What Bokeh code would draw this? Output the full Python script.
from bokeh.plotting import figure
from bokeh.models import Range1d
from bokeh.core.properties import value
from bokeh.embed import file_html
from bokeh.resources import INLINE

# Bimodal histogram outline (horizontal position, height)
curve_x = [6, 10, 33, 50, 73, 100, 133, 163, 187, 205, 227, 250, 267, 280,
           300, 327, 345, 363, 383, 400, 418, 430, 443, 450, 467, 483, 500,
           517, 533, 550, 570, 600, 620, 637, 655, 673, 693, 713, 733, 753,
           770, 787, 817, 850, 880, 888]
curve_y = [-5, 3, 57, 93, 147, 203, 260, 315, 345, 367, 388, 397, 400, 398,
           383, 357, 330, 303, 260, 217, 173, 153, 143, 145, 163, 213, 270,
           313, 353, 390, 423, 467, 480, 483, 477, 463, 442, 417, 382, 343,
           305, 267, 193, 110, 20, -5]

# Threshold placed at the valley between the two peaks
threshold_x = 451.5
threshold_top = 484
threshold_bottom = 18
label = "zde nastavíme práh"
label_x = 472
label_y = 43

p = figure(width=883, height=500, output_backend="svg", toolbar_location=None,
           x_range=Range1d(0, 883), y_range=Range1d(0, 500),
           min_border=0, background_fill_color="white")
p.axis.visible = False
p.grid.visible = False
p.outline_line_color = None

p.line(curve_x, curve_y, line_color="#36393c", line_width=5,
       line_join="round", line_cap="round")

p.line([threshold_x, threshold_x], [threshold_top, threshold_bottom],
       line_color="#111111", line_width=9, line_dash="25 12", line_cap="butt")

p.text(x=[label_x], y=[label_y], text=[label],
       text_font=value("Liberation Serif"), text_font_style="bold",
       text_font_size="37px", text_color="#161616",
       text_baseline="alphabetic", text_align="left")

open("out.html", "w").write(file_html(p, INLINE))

* * *

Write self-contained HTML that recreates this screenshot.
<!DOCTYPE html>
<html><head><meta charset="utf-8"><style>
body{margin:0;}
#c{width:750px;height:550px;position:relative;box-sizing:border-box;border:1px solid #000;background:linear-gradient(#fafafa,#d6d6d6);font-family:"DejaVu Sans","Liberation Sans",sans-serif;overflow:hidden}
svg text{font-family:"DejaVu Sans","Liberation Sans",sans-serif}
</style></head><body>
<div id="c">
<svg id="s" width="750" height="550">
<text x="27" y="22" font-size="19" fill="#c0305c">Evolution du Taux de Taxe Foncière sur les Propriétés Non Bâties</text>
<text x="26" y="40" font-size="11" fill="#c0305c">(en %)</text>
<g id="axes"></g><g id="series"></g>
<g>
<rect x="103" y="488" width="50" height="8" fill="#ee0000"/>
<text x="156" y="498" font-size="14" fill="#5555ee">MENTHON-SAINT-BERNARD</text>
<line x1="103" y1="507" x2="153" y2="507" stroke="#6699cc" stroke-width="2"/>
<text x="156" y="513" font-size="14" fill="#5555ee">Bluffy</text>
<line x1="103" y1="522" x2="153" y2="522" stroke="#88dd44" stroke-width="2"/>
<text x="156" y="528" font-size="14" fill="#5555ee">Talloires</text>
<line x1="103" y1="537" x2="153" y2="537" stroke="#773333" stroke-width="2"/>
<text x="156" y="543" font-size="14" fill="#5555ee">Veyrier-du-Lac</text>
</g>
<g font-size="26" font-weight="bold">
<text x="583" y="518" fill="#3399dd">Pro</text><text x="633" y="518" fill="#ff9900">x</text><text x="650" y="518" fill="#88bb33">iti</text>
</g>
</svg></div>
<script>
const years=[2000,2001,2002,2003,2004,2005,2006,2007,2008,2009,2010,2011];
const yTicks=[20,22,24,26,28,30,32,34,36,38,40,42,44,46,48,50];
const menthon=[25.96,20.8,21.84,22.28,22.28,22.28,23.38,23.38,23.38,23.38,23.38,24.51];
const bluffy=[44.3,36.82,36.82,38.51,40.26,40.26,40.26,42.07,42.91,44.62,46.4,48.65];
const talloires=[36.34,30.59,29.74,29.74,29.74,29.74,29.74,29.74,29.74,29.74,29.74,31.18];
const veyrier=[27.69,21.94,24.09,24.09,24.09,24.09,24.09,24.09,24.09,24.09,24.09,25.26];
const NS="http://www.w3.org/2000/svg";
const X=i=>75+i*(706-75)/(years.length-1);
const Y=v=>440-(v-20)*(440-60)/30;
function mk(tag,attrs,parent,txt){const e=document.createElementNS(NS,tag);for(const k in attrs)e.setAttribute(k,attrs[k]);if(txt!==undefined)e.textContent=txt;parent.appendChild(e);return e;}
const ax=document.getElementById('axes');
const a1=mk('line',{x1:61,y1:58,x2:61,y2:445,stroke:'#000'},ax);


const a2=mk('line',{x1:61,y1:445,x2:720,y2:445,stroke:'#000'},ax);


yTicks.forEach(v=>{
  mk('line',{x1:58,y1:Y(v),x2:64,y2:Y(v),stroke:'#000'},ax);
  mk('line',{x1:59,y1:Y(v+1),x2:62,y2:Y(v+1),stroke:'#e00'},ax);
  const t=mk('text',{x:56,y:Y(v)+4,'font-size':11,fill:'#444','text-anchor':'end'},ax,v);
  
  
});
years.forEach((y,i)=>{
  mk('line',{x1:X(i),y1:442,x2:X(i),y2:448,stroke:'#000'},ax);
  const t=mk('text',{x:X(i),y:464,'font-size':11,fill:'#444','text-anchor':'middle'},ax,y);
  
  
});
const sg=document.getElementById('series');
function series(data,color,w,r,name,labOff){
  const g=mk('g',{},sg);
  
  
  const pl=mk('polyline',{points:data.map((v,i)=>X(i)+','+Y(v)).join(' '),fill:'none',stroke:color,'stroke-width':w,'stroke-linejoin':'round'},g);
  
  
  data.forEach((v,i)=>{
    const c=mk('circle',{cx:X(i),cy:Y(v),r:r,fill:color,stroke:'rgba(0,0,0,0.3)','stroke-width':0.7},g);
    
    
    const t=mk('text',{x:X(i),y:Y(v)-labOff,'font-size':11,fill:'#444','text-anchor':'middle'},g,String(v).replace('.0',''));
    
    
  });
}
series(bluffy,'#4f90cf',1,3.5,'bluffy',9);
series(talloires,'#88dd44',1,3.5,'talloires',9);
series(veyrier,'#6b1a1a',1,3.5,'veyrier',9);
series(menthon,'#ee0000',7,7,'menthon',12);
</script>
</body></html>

WHAT IS REQUIRED: Only the lines from the line with "What Bokeh code" to the line with "from bokeh.resources import INLINE", inclusive, are to be printed, exactly as they appear.

SOLUTION FOR THIS EXERCISE:
What Bokeh code would draw this? Output the full Python script.
from bokeh.plotting import figure
from bokeh.models import Range1d
from bokeh.core.properties import value
from bokeh.embed import file_html
from bokeh.resources import INLINE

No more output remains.